When they are brought together by Granny Mary suddenly falling ill (but quickly recovering), Angela reveals that due to having the flu she has no memory of the period of November and December 1999, the same period that Rick can no longer remember, but Rick's name is in her otherwise empty interview notes for that period. The two touch and remember flickers of their past. Angela convinces Rick to revisit the remembered locations with her to recreate their memories and interview the people there to gain information about their forgotten past as research for her new book about regaining memory as opposed to her usual books advising people to forget. They meet two flower sellers who remember Rick and Angela buying white daisies there on New Year's Eve 1999.

When Rick and Angela fall in love and kiss, Angela remembers their history. On New Year's Eve, building developers New International Ltd. declare that the Puyong Building should be torn down, but the protesting residents refuse to leave. Annie convinces the developers to accept Rick's proposal to retain the building as the center of a new development. Angela and Lok Sai explain to Rick that Angela is an angel who was sent to Earth four years ago to help people overcome their heartbreak, but if an angel breaks the rules by falling in love, the couple will forget everything about their love at midnight after their first day of being in love. This happened to Rick and Angela at midnight on New Year's Eve 1999 and will happen to them again at midnight on New Year's Eve 2001. Because she has broken the rules a second time, she will not be allowed to return to Earth again. At midnight, Rick forgets Angela and Angela disappears. It rains for a month, delaying the redevelopment of the area, during which time the remnants of an old church are found on the premises. Workers recover two angel statues, one of them a guardian angel.

==Cast==
- Raymond Lam as Rick Kwok
- Rain Lee as Angela Lok
- Cheung Tat-ming as So
- Margaret Chung as Annie
- Wyman Wong as Lok Sai "Mr. Nosy"
- Wong Yat-fei as Longlife
- Joe Ma as Joe
- Cheang Pou-soi as Dr. Alan Mak
- Joe Summer as Jessica
- Wong Jan-kau as Bartender
- Samson Yeung as Charming Yeung
- Lee Fung as Granny Mary Wong

==Production==
The film was shot in Hong Kong.

==Release==
The film had a theatrical run in Hong Kong from 6 to 20 December 2001, earning HK$887,910.

==Reception==
Reviewer Andrew Saroch of fareastfilms.com gave the film a rating of 2 out of 5 stars, writing, "The premise of 'Stolen Love' is an intriguing one: the idea of a character unsure of if he loved or even met the woman who haunts his memories is full of potential, having the necessary components to surprise the viewer. Sadly, the actual execution of the idea is slipshod at best. Rife with plot-holes, underwritten characters and a complete lack of thematic direction, this is film-making at its most disappointing."

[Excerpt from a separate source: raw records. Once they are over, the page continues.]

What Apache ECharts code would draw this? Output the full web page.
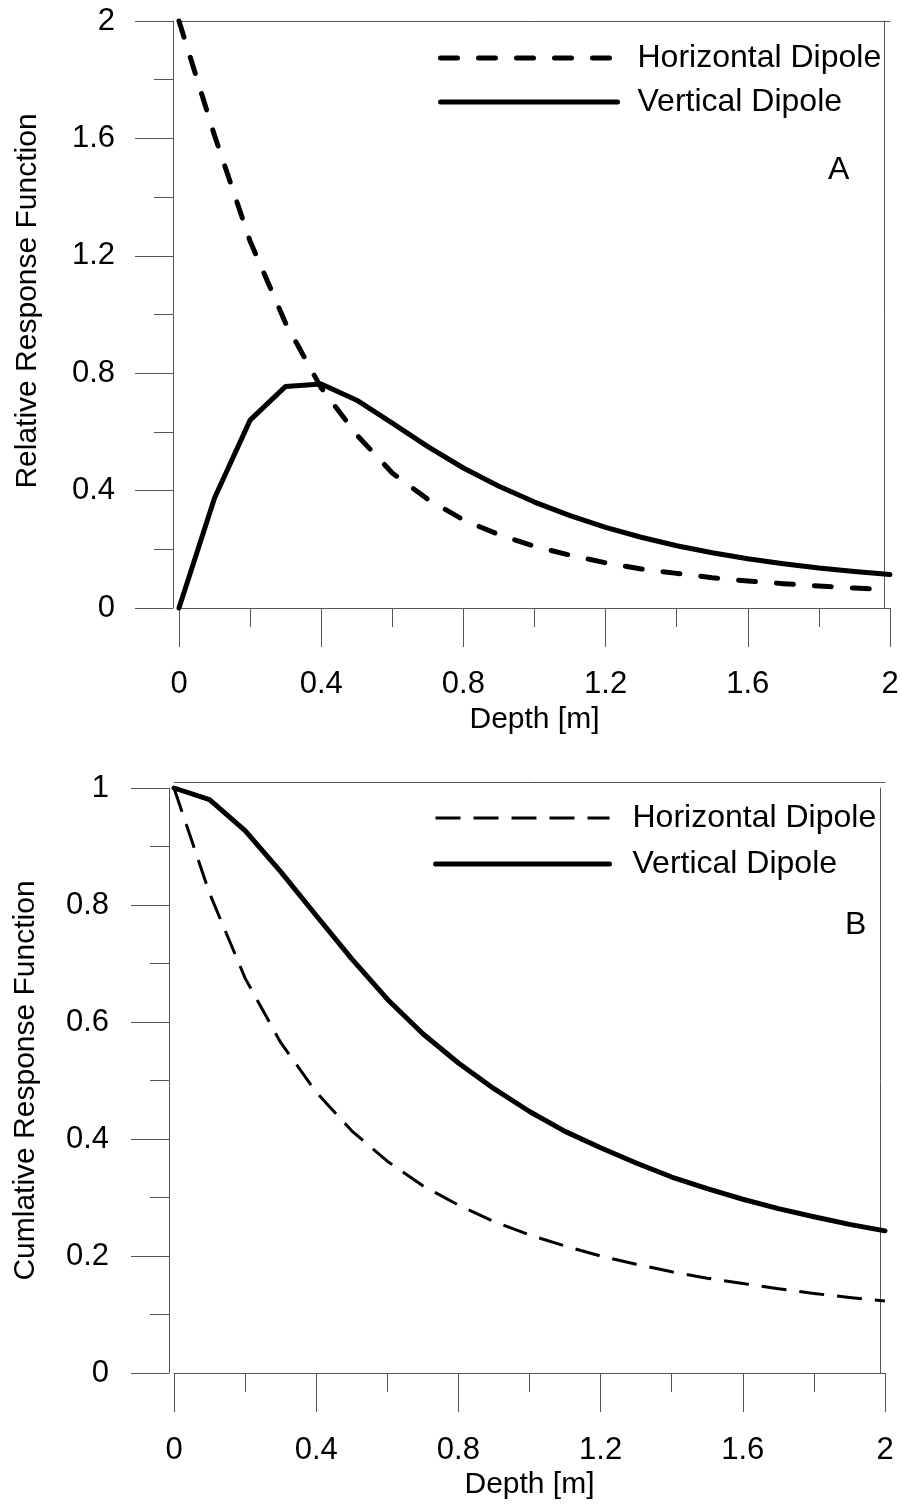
<!DOCTYPE html>
<html>
<head>
<meta charset="utf-8">
<script src="https://cdn.jsdelivr.net/npm/echarts@6/dist/echarts.min.js"></script>
<style>
html,body{margin:0;padding:0;background:#fff;}
#chart{width:902px;height:1506px;}
</style>
</head>
<body>
<div id="chart"></div>
<script>
// ---- data ----
const depth = [0, 0.1, 0.2, 0.3, 0.4, 0.5, 0.6, 0.7, 0.8, 0.9, 1.0, 1.1, 1.2, 1.3, 1.4, 1.5, 1.6, 1.7, 1.8, 1.9, 2.0];
const relHorizontal = [2.00, 1.61, 1.25, 0.97, 0.75, 0.59, 0.46, 0.37, 0.30, 0.25, 0.21, 0.18, 0.154, 0.133, 0.118, 0.103, 0.092, 0.083, 0.075, 0.068, 0.062];
const relVertical = [0, 0.375, 0.64, 0.755, 0.763, 0.708, 0.630, 0.550, 0.477, 0.415, 0.361, 0.315, 0.275, 0.241, 0.212, 0.188, 0.168, 0.151, 0.136, 0.124, 0.114];
const cumHorizontal = [1, 0.82, 0.675, 0.565, 0.48, 0.414, 0.362, 0.32, 0.287, 0.259, 0.236, 0.217, 0.200, 0.186, 0.173, 0.162, 0.153, 0.144, 0.136, 0.129, 0.123];
const cumVertical = [1, 0.98, 0.927, 0.857, 0.782, 0.708, 0.639, 0.580, 0.530, 0.486, 0.447, 0.413, 0.385, 0.359, 0.335, 0.315, 0.297, 0.281, 0.267, 0.254, 0.243];
const seriesNames = ['Horizontal Dipole', 'Vertical Dipole'];
const panelLabels = ['A', 'B'];
const axisTitles = { x: 'Depth [m]', yTop: 'Relative Response Function', yBottom: 'Cumlative Response Function' };

const FONT = 'Liberation Sans, Arial, sans-serif';
const AX = '#555';

function pairs(xs, ys) { return xs.map((x, i) => [x, ys[i]]); }

function mainX(grid, margin) {
  return {
    type: 'value', gridIndex: grid, position: 'bottom', min: 0, max: 2, interval: 0.4,
    name: axisTitles.x, nameLocation: 'middle', nameGap: 97,
    nameTextStyle: { fontFamily: FONT, fontSize: 30, color: '#000' },
    axisLine: { show: true, onZero: false, lineStyle: { color: AX, width: 1 } },
    axisTick: { show: true, inside: false, length: 39, lineStyle: { color: AX, width: 1 } },
    minorTick: { show: true, splitNumber: 2, length: 19, lineStyle: { color: AX, width: 1 } },
    axisLabel: { margin: margin, fontFamily: FONT, fontSize: 31, color: '#000' },
    splitLine: { show: false }, minorSplitLine: { show: false }
  };
}
function borderX(grid, offset) {
  return {
    type: 'value', gridIndex: grid, position: 'top', min: 0, max: 2, offset: offset,
    axisLine: { show: true, onZero: false, lineStyle: { color: AX, width: 1 } },
    axisTick: { show: false }, axisLabel: { show: false }, splitLine: { show: false }
  };
}
function mainY(grid, max, interval, offset, margin, title, gap, pad) {
  return {
    type: 'value', gridIndex: grid, position: 'left', min: 0, max: max, interval: interval, offset: offset,
    name: title, nameLocation: 'middle', nameGap: gap, nameRotate: 90,
    nameTextStyle: { fontFamily: FONT, fontSize: 30, color: '#000', padding: pad },
    axisLine: { show: true, onZero: false, lineStyle: { color: AX, width: 1 } },
    axisTick: { show: true, inside: false, length: 38, lineStyle: { color: AX, width: 1 } },
    minorTick: { show: true, splitNumber: 2, length: 19, lineStyle: { color: AX, width: 1 } },
    axisLabel: { margin: margin, fontFamily: FONT, fontSize: 31, color: '#000' },
    splitLine: { show: false }, minorSplitLine: { show: false }
  };
}
function borderY(grid, max, offset) {
  return {
    type: 'value', gridIndex: grid, position: 'right', min: 0, max: max, offset: offset,
    axisLine: { show: true, onZero: false, lineStyle: { color: AX, width: 1 } },
    axisTick: { show: false }, axisLabel: { show: false }, splitLine: { show: false }
  };
}

const hidden = { opacity: 0, color: '#000' };

const chart = echarts.init(document.getElementById('chart'), null, { renderer: 'canvas' });
chart.setOption({
  animation: false,
  backgroundColor: '#fff',
  color: ['#000', '#000'],
  grid: [
    { left: 179, right: 12, top: 21, bottom: 898 },
    { left: 174, right: 17, top: 788, bottom: 133 }
  ],
  xAxis: [mainX(0, 61), borderX(0, 0), mainX(1, 62), borderX(1, 6)],
  yAxis: [
    mainY(0, 2, 0.4, 6, 58, axisTitles.yTop, 130, [0, 0, 0, 27]),
    borderY(0, 2, -6),
    mainY(1, 1, 0.2, 5, 60, axisTitles.yBottom, 128, [0, 0, 0, 0]),
    borderY(1, 1, -5)
  ],
  legend: [
    {
      orient: 'vertical', left: 433, top: 37, itemWidth: 177, itemHeight: 20, itemGap: 12,
      selectedMode: false,
      textStyle: { fontFamily: FONT, fontSize: 32, color: '#000', padding: [0, 0, 0, 15] },
      data: [
        { name: seriesNames[0], itemStyle: hidden, lineStyle: { color: '#000', width: 5, type: [17, 21], cap: 'round' } },
        { name: seriesNames[1], itemStyle: hidden, lineStyle: { color: '#000', width: 5, type: 'solid', cap: 'round' } }
      ]
    },
    {
      orient: 'vertical', left: 428, top: 797, itemWidth: 174, itemHeight: 20, itemGap: 14,
      selectedMode: false,
      textStyle: { fontFamily: FONT, fontSize: 32, color: '#000', padding: [0, 0, 0, 18] },
      data: [
        { name: seriesNames[0], itemStyle: hidden, lineStyle: { color: '#000', width: 3, type: [25, 13], cap: 'butt' } },
        { name: seriesNames[1], itemStyle: hidden, lineStyle: { color: '#000', width: 5, type: 'solid', cap: 'round' } }
      ]
    }
  ],
  graphic: [
    { type: 'text', left: 828, top: 154, style: { text: panelLabels[0], font: '32px ' + FONT, fill: '#000' } },
    { type: 'text', left: 845, top: 909, style: { text: panelLabels[1], font: '32px ' + FONT, fill: '#000' } }
  ],
  series: [
    {
      name: seriesNames[0], type: 'line', xAxisIndex: 0, yAxisIndex: 0, data: pairs(depth, relHorizontal),
      symbol: 'none', clip: false, itemStyle: { color: '#000' },
      lineStyle: { color: '#000', width: 5, type: [17, 21], cap: 'round', join: 'round' }
    },
    {
      name: seriesNames[1], type: 'line', xAxisIndex: 0, yAxisIndex: 0, data: pairs(depth, relVertical),
      symbol: 'none', clip: false, itemStyle: { color: '#000' },
      lineStyle: { color: '#000', width: 5, type: 'solid', cap: 'round', join: 'round' }
    },
    {
      name: seriesNames[0], type: 'line', xAxisIndex: 2, yAxisIndex: 2, data: pairs(depth, cumHorizontal),
      symbol: 'none', clip: false, itemStyle: { color: '#000' },
      lineStyle: { color: '#000', width: 3, type: [25, 13], cap: 'butt', join: 'round' }
    },
    {
      name: seriesNames[1], type: 'line', xAxisIndex: 2, yAxisIndex: 2, data: pairs(depth, cumVertical),
      symbol: 'none', clip: false, itemStyle: { color: '#000' },
      lineStyle: { color: '#000', width: 5, type: 'solid', cap: 'round', join: 'round' }
    }
  ]
});
</script>
</body>
</html>
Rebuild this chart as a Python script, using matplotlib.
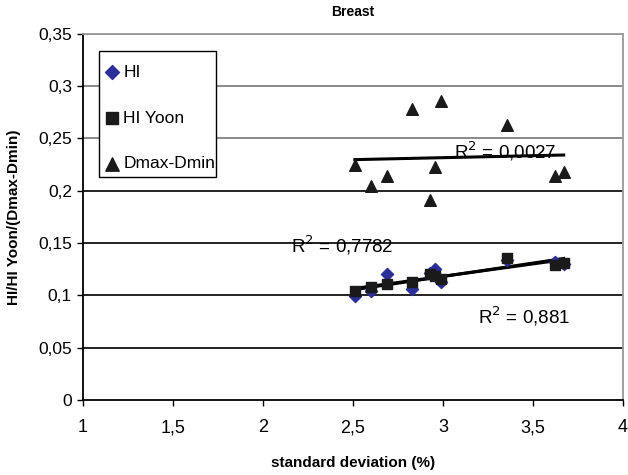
import matplotlib
matplotlib.use("Agg")
import matplotlib.pyplot as plt
from matplotlib.patches import Rectangle
import numpy as np

plt.rcParams["font.family"] = ["Liberation Sans", "DejaVu Sans"]

# standard deviation (%) per plan
sd = [2.51, 2.60, 2.69, 2.83, 2.93, 2.955, 2.99, 3.355, 3.62, 3.67]

hi = [0.099, 0.104, 0.120, 0.106, 0.121, 0.125, 0.113, 0.134, 0.132, 0.130]
hi_yoon = [0.1045, 0.108, 0.111, 0.1125, 0.120, 0.118, 0.116, 0.1355, 0.129, 0.131]
dmax_dmin = [0.225, 0.204, 0.214, 0.278, 0.191, 0.223, 0.286, 0.263, 0.214, 0.218]

r2_labels = ["0,7782", "0,881", "0,0027"]
x_ticks = [1, 1.5, 2, 2.5, 3, 3.5, 4]
x_ticklabels = ["1", "1,5", "2", "2,5", "3", "3,5", "4"]
y_ticks = [0, 0.05, 0.1, 0.15, 0.2, 0.25, 0.3, 0.35]
y_ticklabels = ["0", "0,05", "0,1", "0,15", "0,2", "0,25", "0,3", "0,35"]

fig = plt.figure(figsize=(6.28, 4.75), dpi=100)
ax = fig.add_axes([0.1322, 0.158, 0.86, 0.771])
ax.set_xlim(1, 4)
ax.set_ylim(0, 0.35)

# gridlines (upper ones come out lighter in the original scan)
for v in y_ticks[1:]:
    col = "#777777" if v >= 0.25 else "#111111"
    ax.axhline(v, color=col, lw=1.3 if v < 0.25 else 1.2, zorder=1)

# trend lines: linear fit of each series over its x-range
sd_arr = np.array(sd)
xs = np.array([sd_arr.min(), sd_arr.max()])
for ys in (hi, hi_yoon, dmax_dmin):
    k, b = np.polyfit(sd_arr, ys, 1)
    ax.plot(xs, k * xs + b, color="black", lw=2.2, zorder=3)

ax.scatter(sd, hi, marker="D", s=38, color="#2b2f9a", zorder=4, label="HI")
ax.scatter(sd, hi_yoon, marker="s", s=55, color="#1a1a1a", zorder=5, label="HI Yoon")
ax.scatter(sd, dmax_dmin, marker="^", s=70, color="#1a1a1a", zorder=5, label="Dmax-Dmin")

ax.text(2.44, 0.148, f"R$^2$ = {r2_labels[0]}", fontsize=13.5, ha="center", va="center", zorder=6)
ax.text(3.45, 0.080, f"R$^2$ = {r2_labels[1]}", fontsize=13.5, ha="center", va="center", zorder=6)
ax.text(3.345, 0.2375, f"R$^2$ = {r2_labels[2]}", fontsize=13.5, ha="center", va="center", zorder=2)

ax.set_xticks(x_ticks)
ax.set_xticklabels(x_ticklabels, fontsize=13)
ax.set_yticks(y_ticks)
ax.set_yticklabels(y_ticklabels, fontsize=12.5)
ax.tick_params(direction="out", length=4, width=1, color="black", pad=4)
ax.tick_params(axis="x", pad=10)

for s in ("left", "bottom"):
    ax.spines[s].set_color("black")
    ax.spines[s].set_linewidth(1.3)
for s in ("top", "right"):
    ax.spines[s].set_color("#999999")
    ax.spines[s].set_linewidth(1.3)

ax.set_title("Breast", fontsize=10, fontweight="bold", pad=13)
ax.set_xlabel("standard deviation (%)", fontsize=11, fontweight="bold", labelpad=14)
ax.set_ylabel("HI/HI Yoon/(Dmax-Dmin)", fontsize=11, fontweight="bold", labelpad=12)

# legend entries without frame; the frame is drawn separately so the
# long label can run over its right edge like in the original
leg = ax.legend(loc="upper left", bbox_to_anchor=(0.033, 0.915), frameon=False,
                fontsize=12.5, handletextpad=0.0, labelspacing=1.75,
                borderpad=0, handlelength=1.3, borderaxespad=0, markerscale=1.15)
leg.set_zorder(8)
box = Rectangle((0.0296, 0.6085), 0.2161, 0.3431, transform=ax.transAxes,
                facecolor="white", edgecolor="black", lw=1.0, zorder=7)
ax.add_patch(box)

fig.savefig("out.png", dpi=100)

Reviewer Kozo of lovehkfilm.com wrote, "The set-up for this high-schooler romance is exceptionally elaborate, promising at hidden plot points not revealed until the final ten minutes of the film. Until then, all we can do is satisfy ourselves with pretty people mugging for each other and the camera. Watching Rick and Angela fall in love is passably entertaining, but not much else."

Reviewer Stardust of hkmdb.com wrote, "Overall, Rain/Raymond fans would love the movie. As for the others, expect a bittersweet romantic movie with an awkward/unexpected twist that can throw you off board on determining the movie's genre. For those looking for real acting, you'll find some good talents, but definitely not from Rain."

The review of the film on sogoodreviews.com reads, "By the time director Alan Mak and writer Felix Chong reveals their high concept for Silent Love, you firmly realize what a missed opportunity this romance was. An entire different cast & crew of note should attempt this love story again, preferably one headed by Derek Yee and not do what Mak does here, which is a whole bucket of wrongs."

Reviewer Simon of the14amazons.co.uk gave the film 3.5 out of 5 stars, calling it a "Clever and unusual romance. Not a 'romantic comedy' for a change, though there are funny moments. Some genre standards are followed (she's "quirky" & he's shallow, they hate each other when they first meet etc.), but the movie explores some new ground that makes it stand out - especially the surprisingly downbeat ending. Good characters, good script, nice direction. Recommended."

Author Gabriel Chong called it one of Alan Mak's "youth-oriented movies", along with Rave Fever (1999) and Final Romance (2001).